''I would say, 'God, I'm playing well,''' said Joe Ogilvie.
Except that he's not.
But he does have a slight edge over Woods, who is hardly playing at all.
The points distribution system goes down to the very decimal. Ogilvie finished in a two-way for 74th at the Phoenix Open, but because one full point is awarded only to 70th place, he earned 0.91 points. Woods did not make the 54-hole cut at Torrey Pines and finished in a two-way tie for 80th, thus receiving 0.79 points.
So at least Ogilvie has that going for him.
''It is amazing that we're one-third of the way through the season,'' Ogilvie said. ''But he's playing the Honda Classic, so I know he's looking at the stats and saying, 'If I can just get ahead of Ogilvie, I should be OK for the rest of the year.'''
Woods has said he's having a hard time getting his head around the wraparound season that started in July. That should start to clear up this week at the Honda Classic, which the No. 1 player sees as the start to his season.
The Florida swing is better known as the road to the Masters, and it's time for Woods to get into gear.
He's in good company, of course. Masters champion Adam Scott, who has played twice as much as Woods this season on the PGA Tour (that would be two tournaments) is holding steady at No. 101 in the FedEx Cup. He's three spots ahead of Rory McIlroy.
That's what prompted NBC Sports analyst Johnny Miller to effectively dismiss the three wins this season by Jimmy Walker, the winners of the tournaments last fall (which include Webb Simpson and Dustin Johnson), or even the 64-64 weekend by Bubba Watson when he won at Riviera.
''We've had a lot of good stories,'' Miller said. ''But I think now the guns are back and probably ready to do something in the next couple weeks. So I don't see players that maybe are the second-tier players ... I think the big boys are warmed up and ready to go.''
Some of them are, anyway.
Scott followed his amazing run Down Under with a pair of top 10s in Hawaii before taking a six-week break. McIlroy had chances to win at Abu Dhabi and Dubai.
Woods is the mystery, though it's early, even if the PGA Tour's new schedule says otherwise.

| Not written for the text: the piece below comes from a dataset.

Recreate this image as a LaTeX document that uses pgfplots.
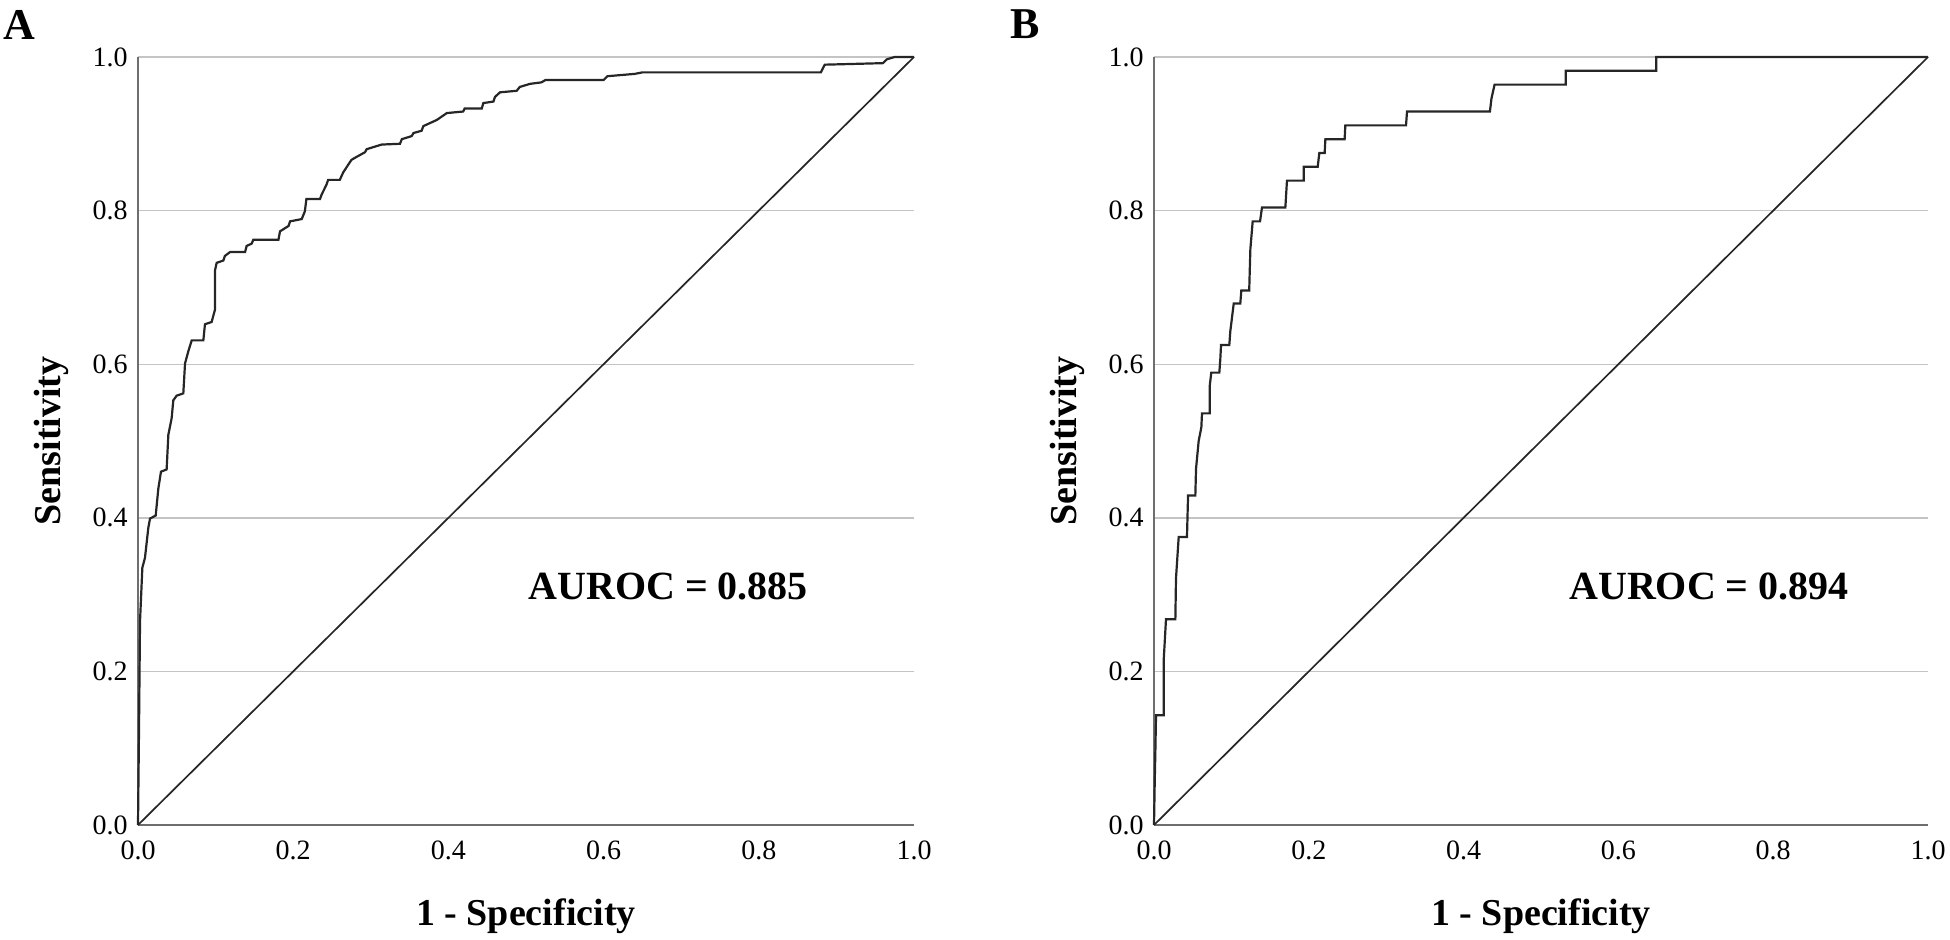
\documentclass[border=0pt]{standalone}
\usepackage{fontspec}
\setmainfont{Liberation Serif}
\usepackage{pgfplots}
\pgfplotsset{compat=1.18}
\definecolor{gridc}{HTML}{C4C4C4}
\definecolor{axisc}{HTML}{6E6E6E}
\definecolor{curvec}{HTML}{262626}
\pgfplotsset{
  rocaxis/.style={
    scale only axis,
    width=388pt, height=384pt,
    anchor=south west,
    xmin=0, xmax=1, ymin=0, ymax=1,
    axis x line*=bottom, axis y line*=left,
    axis line style={draw=axisc, line width=1pt},
    xtick={0,0.2,0.4,0.6,0.8,1.0},
    ytick={0,0.2,0.4,0.6,0.8,1.0},
    xticklabels={0.0,0.2,0.4,0.6,0.8,1.0},
    yticklabels={0.0,0.2,0.4,0.6,0.8,1.0},
    major tick length=0pt,
    tick style={draw=none},
    ymajorgrids,
    grid style={draw=gridc, line width=0.7pt},
    ticklabel style={font=\fontsize{14}{16}\selectfont, inner sep=0pt},
    yticklabel style={anchor=east, xshift=-5pt},
    xticklabel style={anchor=north, yshift=-7.5pt},
    label style={font=\fontsize{19}{22}\selectfont\bfseries},
    xlabel={1 - Specificity},
    ylabel={Sensitivity},
    xlabel style={at={(axis description cs:0.5,-0.1302)}, anchor=base, inner sep=0pt},
    ylabel style={at={(axis description cs:-0.1005,0.5)}, anchor=base, inner sep=0pt},
    clip=false,
  }
}
\begin{document}
\begin{tikzpicture}
\useasboundingbox (0,0) rectangle (975pt,469.5pt);
% Panel A
\begin{axis}[rocaxis, at={(69pt,57pt)}]
\addplot[curvec, line width=0.85pt] coordinates {(0,0) (1,1)};
\addplot[curvec, line width=1.1pt] coordinates {
(0,0) (0.0013,0.125) (0.0026,0.265) (0.0056,0.335) (0.009,0.348) (0.0133,0.387)
(0.0155,0.399) (0.0228,0.403) (0.0262,0.438) (0.0296,0.460) (0.0369,0.463)
(0.0391,0.508) (0.0434,0.530) (0.0455,0.553) (0.0498,0.559) (0.0584,0.562)
(0.0606,0.601) (0.0649,0.617) (0.0692,0.631) (0.0842,0.631) (0.0863,0.652)
(0.0949,0.655) (0.0992,0.671) (0.0992,0.722) (0.1014,0.732) (0.110,0.735)
(0.112,0.741) (0.1186,0.746) (0.138,0.746) (0.140,0.754) (0.1465,0.757)
(0.1486,0.762) (0.181,0.762) (0.183,0.773) (0.194,0.780) (0.196,0.786)
(0.211,0.789) (0.215,0.799) (0.217,0.815) (0.2345,0.815) (0.2367,0.821)
(0.243,0.834) (0.245,0.840) (0.260,0.840) (0.2646,0.850) (0.275,0.866)
(0.280,0.869) (0.2925,0.876) (0.2947,0.880) (0.314,0.886) (0.3376,0.887)
(0.340,0.893) (0.3527,0.897) (0.355,0.901) (0.3655,0.904) (0.3677,0.910)
(0.385,0.918) (0.398,0.927) (0.419,0.929) (0.421,0.933) (0.443,0.933)
(0.445,0.940) (0.458,0.942) (0.460,0.948) (0.4665,0.954) (0.488,0.956)
(0.492,0.961) (0.505,0.965) (0.52,0.967) (0.525,0.970) (0.60,0.970)
(0.605,0.975) (0.64,0.978) (0.65,0.980) (0.88,0.980) (0.885,0.990)
(0.96,0.992) (0.965,0.997) (0.975,1.0) (1.0,1.0)
};
\node[anchor=base west, inner sep=0pt, font=\fontsize{20}{24}\selectfont\bfseries] at (axis cs:0.5026,0.294) {AUROC = 0.885};
\end{axis}
% Panel B
\begin{axis}[rocaxis, at={(577pt,57pt)}, width=387pt]
\addplot[curvec, line width=0.85pt] coordinates {(0,0) (1,1)};
\addplot[curvec, line width=1.1pt] coordinates {
(0,0) (0.0009,0.054) (0.0017,0.093) (0.0026,0.143) (0.0125,0.143)
(0.0125,0.214) (0.0155,0.268) (0.0276,0.268) (0.0284,0.321) (0.0319,0.375)
(0.0426,0.375) (0.044,0.429) (0.0534,0.429) (0.0543,0.464) (0.0577,0.500)
(0.0612,0.518) (0.062,0.536) (0.0719,0.536) (0.0719,0.571) (0.074,0.589)
(0.0844,0.589) (0.0857,0.607) (0.0866,0.625) (0.0973,0.625) (0.0986,0.643)
(0.1008,0.661) (0.103,0.679) (0.1115,0.679) (0.1128,0.696) (0.123,0.696)
(0.1245,0.750) (0.1275,0.786) (0.137,0.786) (0.1395,0.804) (0.1697,0.804)
(0.1718,0.839) (0.1934,0.839) (0.1934,0.857) (0.2115,0.857) (0.2136,0.875)
(0.2205,0.875) (0.2214,0.893) (0.2463,0.893) (0.2472,0.911) (0.3256,0.911)
(0.3269,0.929) (0.434,0.929) (0.436,0.946) (0.440,0.964) (0.532,0.964)
(0.532,0.982) (0.649,0.982) (0.649,1.0) (1.0,1.0)
};
\node[anchor=base west, inner sep=0pt, font=\fontsize{20}{24}\selectfont\bfseries] at (axis cs:0.536,0.294) {AUROC = 0.894};
\end{axis}
\node[anchor=base west, inner sep=0pt, font=\fontsize{22}{24}\selectfont\bfseries] at (1.5pt,449.5pt) {A};
\node[anchor=base west, inner sep=0pt, font=\fontsize{22}{24}\selectfont\bfseries] at (505pt,450pt) {B};
\end{tikzpicture}
\end{document}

He has played only four times since the Presidents Cup last October – the Turkish Airlines Open, his World Challenge against an 18-man field, Torrey Pines and Dubai. He missed the 54-hole cut at Torrey Pines with his worst score in America (79), and he tied for 41st in the Dubai Desert Classic.
Woods said he spent most of the offseason ''trying to get my body organized,'' and he said his game was slow to come around. But he's playing three of the next four weeks, including title defenses at Doral and Bay Hill.
Even with 14 tournaments already in the books, there is a sense the PGA Tour season is just started.
Besides, at this stage in his career, it's all about being ready for the majors for Woods.
He is not unlike Jack Nicklaus at age 38. Nicklaus played only five times before the Masters in 1978, and he played two events a month in the heart of the season (February through August). Then again, Nicklaus didn't have to worry about a FedEx Cup at the end of the year in which most players will be asked to compete seven times in nine weeks, all big tournaments. It would not be surprising for Woods to consider skipping a playoff event.
Woods rarely goes to a tournament without hearing some mention of being stuck on 14 majors - four short of the Nicklaus standard - since 2008. Expect to start hearing even more of that speculation with Augusta National around the corner.
Miller said last month that how Woods fared in the Masters would be a precursor to the rest of his year in the majors. During a conference call Monday, the two-time major champion made it sound as though the task were tougher than ever.
''Before it was like if he had his A-game, you could just kiss it off,'' Miller said. ''It wasn't going to happen. He was just so much better than everybody and so much better under pressure and so much better on Sundays and so much better in the majors. It was not a fair fight, as Roger Maltbie would say.''
That was Maltbie's famous line from the 2000 U.S. Open at Pebble Beach after Woods hit 7-iron out of the rough on the par-5 sixth hole to 15 feet. He won by 15 shots.
''Now, it's a fair fight, wouldn't you say?'' Miller said.
He asked that of Notah Begay, a close friend of Woods who also works as an analyst for NBC. Begay agreed, saying ''his game has come back down to Earth a little bit.''
''Prior to everything that's happened away from golf, if you were to pace your game according to Tiger Woods, you knew you were going to be around the top 10 and probably most likely near the lead,'' Begay said. ''And I don't think that's the case right now.''
That would be good news for those trying to challenge Woods – and bad news for Ogilvie.
''I just hope Tiger can pass me,'' Ogilvie said.
The sarcasm was heavy and the message was clear. No matter what the schedule says, it's early. Golf is just getting started.